*Data section:*

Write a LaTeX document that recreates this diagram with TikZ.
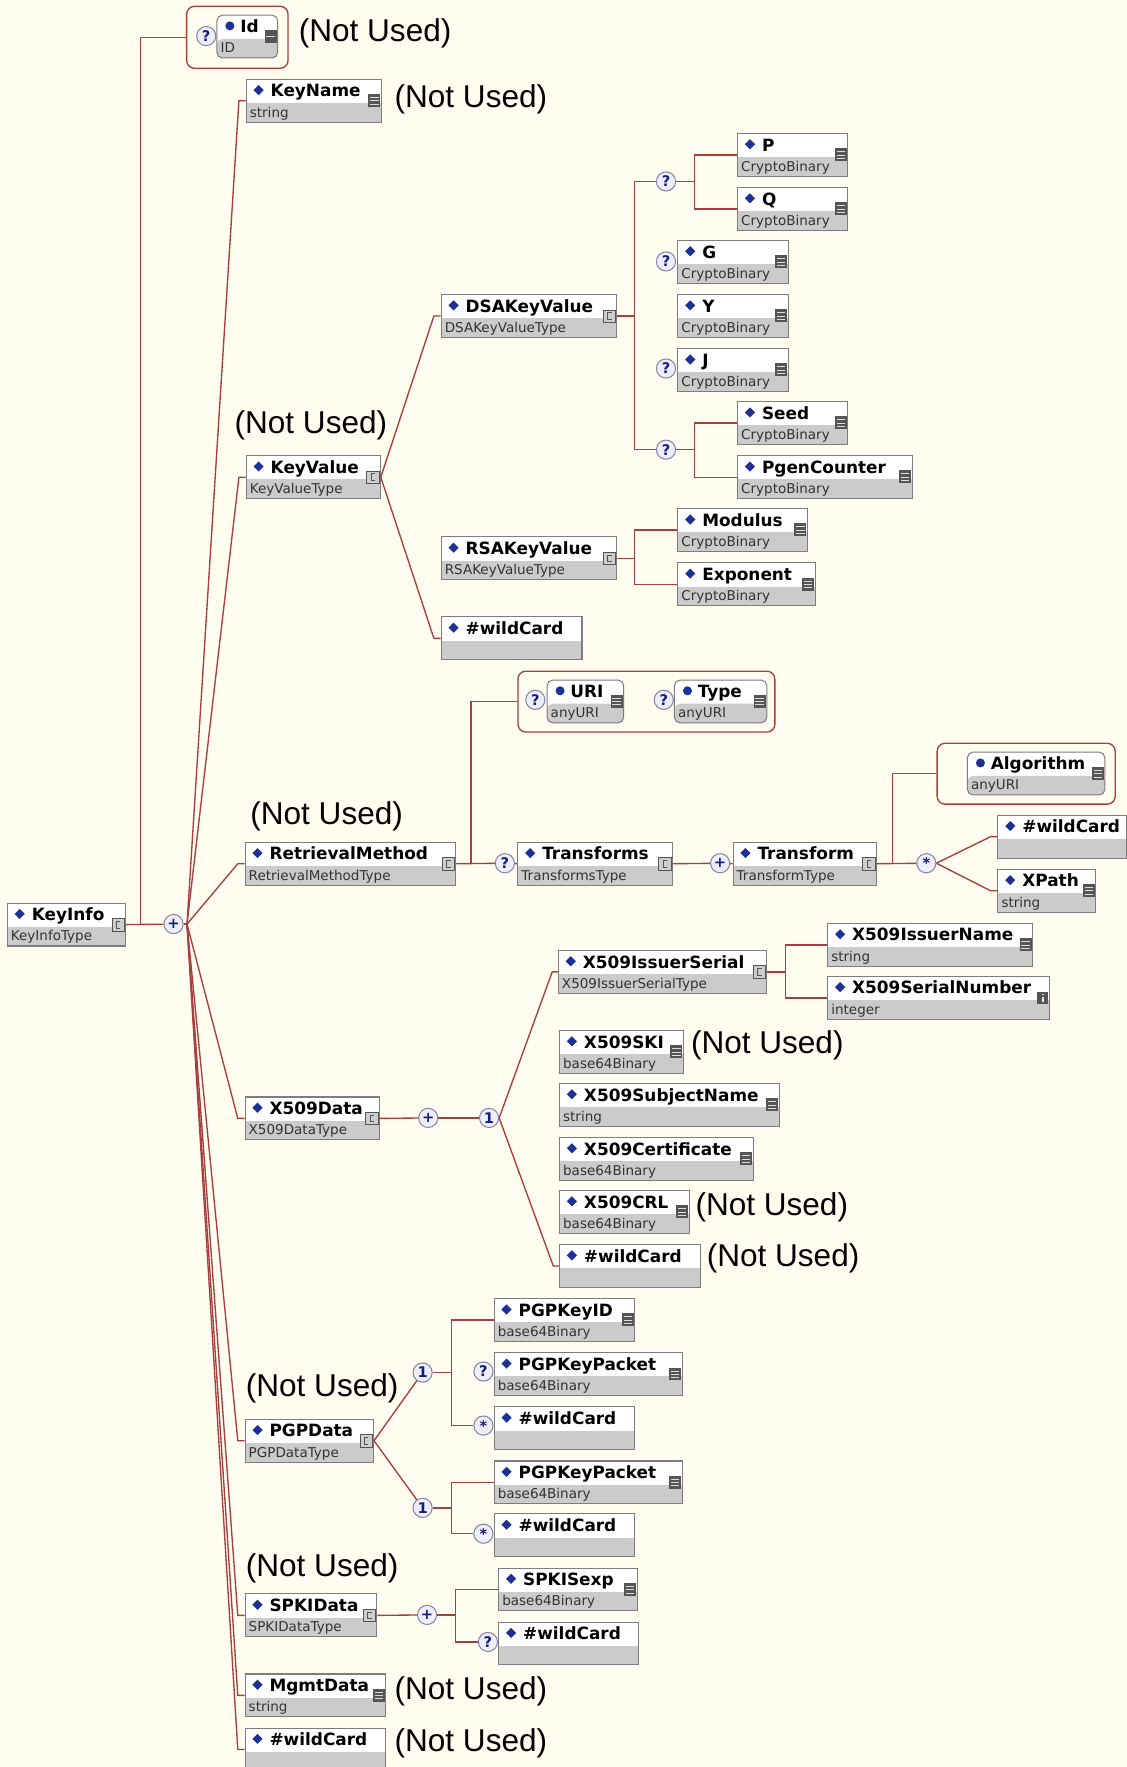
\documentclass[tikz,border=0pt]{standalone}
\usepackage{fontspec}
\newfontfamily\dvsans{DejaVu Sans}
\newfontfamily\arialike{Liberation Sans}

\definecolor{paper}{RGB}{255,253,240}
\definecolor{wire}{RGB}{168,62,62}
\definecolor{boxline}{RGB}{125,125,125}
\definecolor{rowgray}{RGB}{203,203,203}
\definecolor{elmark}{RGB}{28,48,150}
\definecolor{icondark}{RGB}{85,85,85}
\definecolor{iconlight}{RGB}{205,205,205}
\definecolor{compfill}{RGB}{238,238,250}
\definecolor{compline}{RGB}{130,130,165}
\definecolor{compmark}{RGB}{20,30,125}

\tikzset{
  elbox/.style={draw=boxline, line width=0.9pt, fill=white, minimum height=38pt,
    inner sep=0pt, anchor=north west,
    path picture={\fill[rowgray] ([yshift=-21pt]path picture bounding box.north west)
      rectangle (path picture bounding box.south east);}},
  atbox/.style={elbox, rounded corners=5pt},
  nametext/.style={anchor=base west, inner sep=0pt,
    font=\dvsans\bfseries\fontsize{15}{15}\selectfont},
  typetext/.style={anchor=base west, inner sep=0pt, text=black!80,
    font=\dvsans\fontsize{12}{12}\selectfont},
  conn/.style={draw=wire, line width=1.2pt},
  grpbox/.style={draw=wire, line width=1.2pt, rounded corners=7pt,
    anchor=north west, inner sep=0pt},
  compo/.style={circle, draw=compline, line width=0.9pt, fill=compfill,
    minimum size=17pt, inner sep=0pt, text=compmark,
    font=\dvsans\bfseries\fontsize{13}{13}\selectfont},
  unused/.style={anchor=west, inner sep=0pt,
    font=\arialike\fontsize{28}{28}\selectfont},
}

% small type icons at the right edge of an element box
\newcommand\icdoc[1]{%
  \fill[icondark] ([shift={(-12pt,-13.5pt)}]#1.north east) rectangle ([shift={(-1.5pt,-25pt)}]#1.north east);
  \foreach \k in {16.5,19.5,22.5}{\draw[white!80!icondark, line width=0.7pt]
    ([shift={(-10.5pt,-\k pt)}]#1.north east) -- ([shift={(-3pt,-\k pt)}]#1.north east);}}
\newcommand\icbar[1]{%
  \fill[icondark] ([shift={(-12pt,-14pt)}]#1.north east) rectangle ([shift={(-1.5pt,-25pt)}]#1.north east);
  \draw[white!80!icondark, line width=0.8pt]
    ([shift={(-10.5pt,-19.5pt)}]#1.north east) -- ([shift={(-3pt,-19.5pt)}]#1.north east);}
\newcommand\iccplx[1]{%
  \filldraw[fill=iconlight, draw=icondark, line width=0.6pt]
    ([shift={(-12.5pt,-14pt)}]#1.north east) rectangle ([shift={(-1.5pt,-25pt)}]#1.north east);
  \draw[icondark, line width=0.8pt] ([shift={(-5pt,-16.5pt)}]#1.north east)
    -- ++(-3.5pt,0) -- ++(0,-6pt) -- ++(3.5pt,0);}
\newcommand\icint[1]{%
  \fill[icondark] ([shift={(-12pt,-14pt)}]#1.north east) rectangle ([shift={(-1.5pt,-25pt)}]#1.north east);
  \fill[white!85!icondark] ([shift={(-7.6pt,-15.8pt)}]#1.north east) rectangle ([shift={(-5.9pt,-17.3pt)}]#1.north east);
  \fill[white!85!icondark] ([shift={(-7.6pt,-18.5pt)}]#1.north east) rectangle ([shift={(-5.9pt,-23.2pt)}]#1.north east);}
\newcommand\icnone[1]{}

% element box: name, x, y (top left), width, label, type, icon
\newcommand\elem[7]{%
  \node[elbox, minimum width=#4pt] (#1) at (#2,#3) {};
  \fill[elmark] ([shift={(7pt,-10pt)}]#1.north west) -- ++(4.5pt,4.5pt) -- ++(4.5pt,-4.5pt)
    -- ++(-4.5pt,-4.5pt) -- cycle;
  \node[nametext] (#1-n) at ([shift={(22pt,-16pt)}]#1.north west) {#5};
  \node[typetext] (#1-t) at ([shift={(3.5pt,-34pt)}]#1.north west) {#6};
  \csname ic#7\endcsname{#1}}

% attribute box: name, x, y, width, label, type, icon
\newcommand\attr[7]{%
  \node[atbox, minimum width=#4pt] (#1) at (#2,#3) {};
  \fill[elmark] ([shift={(12pt,-10pt)}]#1.north west) circle (4pt);
  \node[nametext] (#1-n) at ([shift={(21pt,-16pt)}]#1.north west) {#5};
  \node[typetext] (#1-t) at ([shift={(3.5pt,-34pt)}]#1.north west) {#6};
  \csname ic#7\endcsname{#1}}

% compositor circle
\newcommand\comp[4]{\node[compo] (#1) at (#2,#3) {#4};}

\begin{document}
\begin{tikzpicture}[x=1pt, y=-1pt]
\useasboundingbox (0,0) rectangle (1000,1568);
\clip (0,0) rectangle (1000,1568);
\fill[paper] (0,0) rectangle (1000,1568);

% ---------- groups of attributes
\node[grpbox, minimum width=90pt, minimum height=55pt] (idgrp) at (165,5) {};
\node[grpbox, minimum width=228pt, minimum height=54pt] (urigrp) at (459,595) {};
\node[grpbox, minimum width=158pt, minimum height=54pt] (alggrp) at (831,659) {};

% ---------- elements
\elem{keyinfo}{6}{801}{105}{KeyInfo}{KeyInfoType}{cplx}
\attr{idattr}{192}{13}{54}{Id}{ID}{bar}
\elem{keyname}{218}{70}{120}{KeyName}{string}{doc}
\elem{keyvalue}{218}{404}{119}{KeyValue}{KeyValueType}{cplx}
\elem{dsa}{391}{261}{156}{DSAKeyValue}{DSAKeyValueType}{cplx}
\elem{p}{654}{118}{98}{P}{CryptoBinary}{doc}
\elem{q}{654}{166}{98}{Q}{CryptoBinary}{doc}
\elem{g}{601}{213}{98}{G}{CryptoBinary}{doc}
\elem{yy}{601}{261}{98}{Y}{CryptoBinary}{doc}
\elem{j}{601}{309}{98}{J}{CryptoBinary}{doc}
\elem{seed}{654}{356}{98}{Seed}{CryptoBinary}{doc}
\elem{pgen}{654}{404}{155}{PgenCounter}{CryptoBinary}{doc}
\elem{rsa}{391}{476}{156}{RSAKeyValue}{RSAKeyValueType}{cplx}
\elem{modulus}{601}{451}{115}{Modulus}{CryptoBinary}{doc}
\elem{exponent}{601}{499}{122}{Exponent}{CryptoBinary}{doc}
\elem{kvwild}{391}{547}{125}{\#wildCard}{}{none}
\elem{retr}{217}{747}{187}{RetrievalMethod}{RetrievalMethodType}{cplx}
\attr{uri}{485}{603}{68}{URI}{anyURI}{doc}
\attr{typeattr}{598}{603}{82}{Type}{anyURI}{doc}
\elem{transforms}{459}{747}{137}{Transforms}{TransformsType}{cplx}
\elem{transform}{650}{747}{127}{Transform}{TransformType}{cplx}
\attr{alg}{858}{667}{122}{Algorithm}{anyURI}{doc}
\elem{tfwild}{885}{723}{114}{\#wildCard}{}{none}
\elem{xpath}{885}{771}{87}{XPath}{string}{doc}
\elem{x509}{217}{973}{119}{X509Data}{X509DataType}{cplx}
\elem{issuerserial}{495}{843}{185}{X509IssuerSerial}{X509IssuerSerialType}{cplx}
\elem{issuername}{734}{819}{182}{X509IssuerName}{string}{doc}
\elem{serialnum}{734}{866}{197}{X509SerialNumber}{integer}{int}
\elem{ski}{496}{914}{110}{X509SKI}{base64Binary}{doc}
\elem{subj}{496}{961}{195}{X509SubjectName}{string}{doc}
\elem{cert}{496}{1009}{172}{X509Certificate}{base64Binary}{doc}
\elem{crl}{496}{1056}{115}{X509CRL}{base64Binary}{doc}
\elem{xwild}{496}{1104}{125}{\#wildCard}{}{none}
\elem{pgp}{217}{1259}{114}{PGPData}{PGPDataType}{cplx}
\elem{keyid}{438}{1152}{125}{PGPKeyID}{base64Binary}{doc}
\elem{packeta}{438}{1200}{167}{PGPKeyPacket}{base64Binary}{doc}
\elem{pwilda}{438}{1248}{125}{\#wildCard}{}{none}
\elem{packetb}{438}{1296}{167}{PGPKeyPacket}{base64Binary}{doc}
\elem{pwildb}{438}{1343}{125}{\#wildCard}{}{none}
\elem{spki}{217}{1414}{117}{SPKIData}{SPKIDataType}{cplx}
\elem{sexp}{442}{1391}{123}{SPKISexp}{base64Binary}{doc}
\elem{swild}{442}{1439}{124}{\#wildCard}{}{none}
\elem{mgmt}{217}{1485}{125}{MgmtData}{string}{doc}
\elem{kiwild}{217}{1533}{125}{\#wildCard}{}{none}

% ---------- compositors
\comp{c-id}{183}{32}{?}
\comp{c-ki}{154}{820}{+}
\comp{c-pq}{591}{161}{?}
\comp{c-g}{591}{232}{?}
\comp{c-j}{591}{327}{?}
\comp{c-sd}{591}{399}{?}
\comp{c-uri}{475}{621}{?}
\comp{c-type}{589}{621}{?}
\comp{c-tr}{448}{766}{?}
\comp{c-tf}{639}{766}{+}
\comp{c-st}{822}{766}{\raisebox{-3pt}{*}}
\comp{c-xa}{380}{992}{+}
\comp{c-xb}{434}{992}{1}
\comp{c-pa}{375}{1218}{1}
\comp{c-pkp}{429}{1217}{?}
\comp{c-pwa}{429}{1265}{\raisebox{-3pt}{*}}
\comp{c-pb}{375}{1338}{1}
\comp{c-pwb}{429}{1361}{\raisebox{-3pt}{*}}
\comp{c-sa}{379}{1433}{+}
\comp{c-sb}{433}{1457}{?}

% ---------- connectors
% KeyInfo
\draw[conn] (keyinfo.east) -- (c-ki);
\draw[conn] ([xshift=13pt]keyinfo.east) |- (idgrp.west);
\coordinate (kifan) at ([xshift=3pt]c-ki.east);
\draw[conn] (c-ki.east) -- (kifan);
\foreach \n in {keyname,keyvalue,retr,x509,pgp,spki,mgmt,kiwild}
  \draw[conn] (kifan) -- ([xshift=-6pt]\n.west) -- (\n.west);

% KeyValue
\draw[conn] (keyvalue.east) -- ([xshift=-6pt]dsa.west) -- (dsa.west);
\draw[conn] (keyvalue.east) -- ([xshift=-6pt]kvwild.west) -- (kvwild.west);
\draw[conn] (dsa.east) -- ++(15pt,0) coordinate (dsaS);
\draw[conn] (c-pq.west) -| (dsaS) |- (c-sd.west);
\draw[conn] (c-pq.east) -- ++(16.5pt,0) coordinate (pqS);
\draw[conn] (p.west) -| (pqS) |- (q.west);
\draw[conn] (c-sd.east) -- ++(16.5pt,0) coordinate (sdS);
\draw[conn] (seed.west) -| (sdS) |- (pgen.west);
\draw[conn] (rsa.east) -- ++(15pt,0) coordinate (rsaS);
\draw[conn] (modulus.west) -| (rsaS) |- (exponent.west);

% RetrievalMethod
\draw[conn] (retr.east) -- ++(13pt,0) |- (urigrp.west);
\draw[conn] (retr.east) -- (c-tr);
\draw[conn] (c-tr) -- (transforms.west);
\draw[conn] (transforms.east) -- (c-tf);
\draw[conn] (c-tf) -- (transform.west);
\draw[conn] (transform.east) -- ++(14pt,0) |- (alggrp.west);
\draw[conn] (transform.east) -- (c-st);
\draw[conn] (c-st.east) -- ([xshift=-6pt]tfwild.west) -- (tfwild.west);
\draw[conn] (c-st.east) -- ([xshift=-6pt]xpath.west) -- (xpath.west);

% X509Data
\draw[conn] (x509.east) -- (c-xa);
\draw[conn] (c-xa) -- (c-xb);
\draw[conn] (c-xb.east) -- ([xshift=-5pt]issuerserial.west) -- (issuerserial.west);
\draw[conn] (c-xb.east) -- ([xshift=-5pt]xwild.west) -- (xwild.west);
\draw[conn] (issuerserial.east) -- ++(16pt,0) coordinate (isS);
\draw[conn] (issuername.west) -| (isS) |- (serialnum.west);

% PGPData
\draw[conn] (pgp.east) -- (c-pa);
\draw[conn] (pgp.east) -- (c-pb);
\draw[conn] (c-pa.east) -- ++(16.5pt,0) coordinate (paS);
\draw[conn] (keyid.west) -| (paS) |- (c-pwa.west);
\draw[conn] (c-pb.east) -- ++(16.5pt,0) coordinate (pbS);
\draw[conn] (packetb.west) -| (pbS) |- (c-pwb.west);

% SPKIData
\draw[conn] (spki.east) -- (c-sa);
\draw[conn] (c-sa.east) -- ++(16.5pt,0) coordinate (saS);
\draw[conn] (sexp.west) -| (saS) |- (c-sb.west);

% ---------- notes
\node[unused] (nu-id) at (265,30) {(Not Used)};
\node[unused] (nu-kn) at (350,88) {(Not Used)};
\node[unused] (nu-kv) at (208,377) {(Not Used)};
\node[unused] (nu-rm) at (222,724) {(Not Used)};
\node[unused] (nu-ski) at (613,928) {(Not Used)};
\node[unused] (nu-crl) at (617,1071) {(Not Used)};
\node[unused] (nu-xw) at (627,1117) {(Not Used)};
\node[unused] (nu-pgp) at (218,1232) {(Not Used)};
\node[unused] (nu-spki) at (218,1392) {(Not Used)};
\node[unused] (nu-mg) at (350,1501) {(Not Used)};
\node[unused] (nu-kw) at (350,1547) {(Not Used)};
\end{tikzpicture}
\end{document}
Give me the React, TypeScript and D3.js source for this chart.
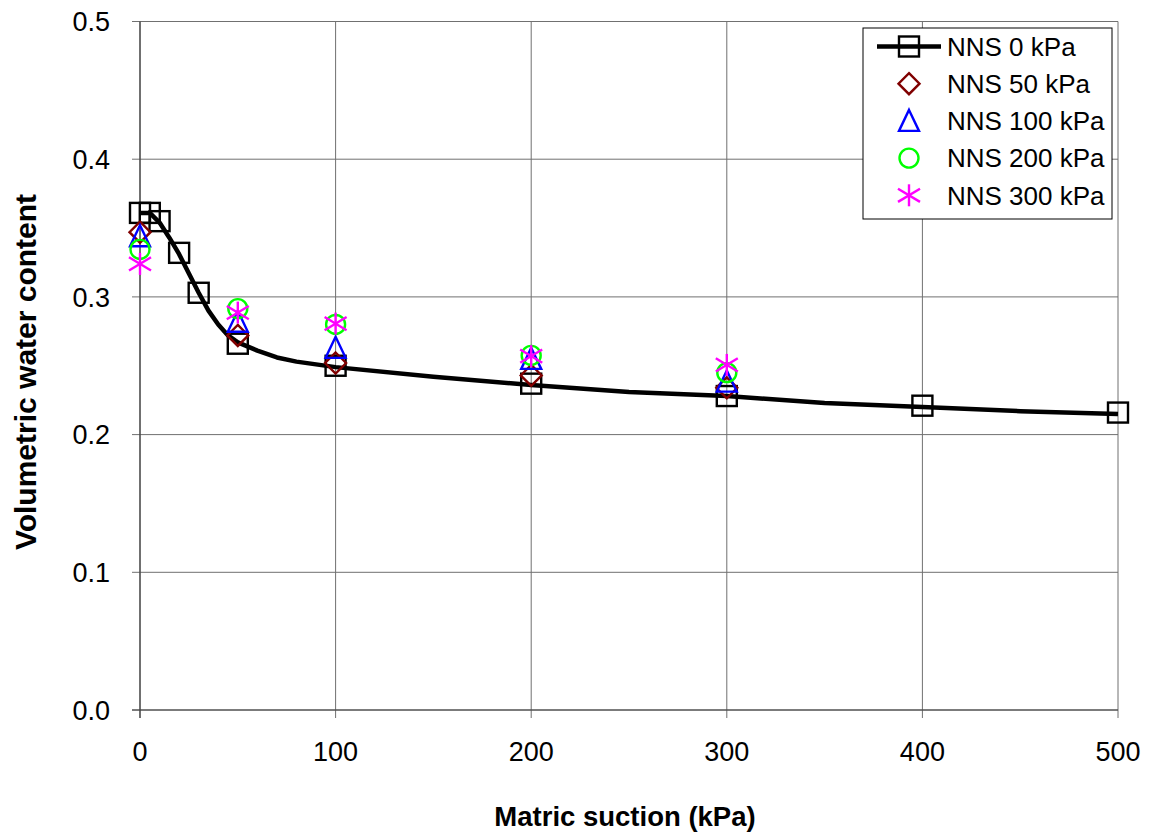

*Exercise goal:*
Which lines hold the word "this"? Copy every one of them.

*Worked answer:*
Write a LaTeX document that recreates this diagram with TikZ.
Give me the React, TypeScript and D3.js source for this chart.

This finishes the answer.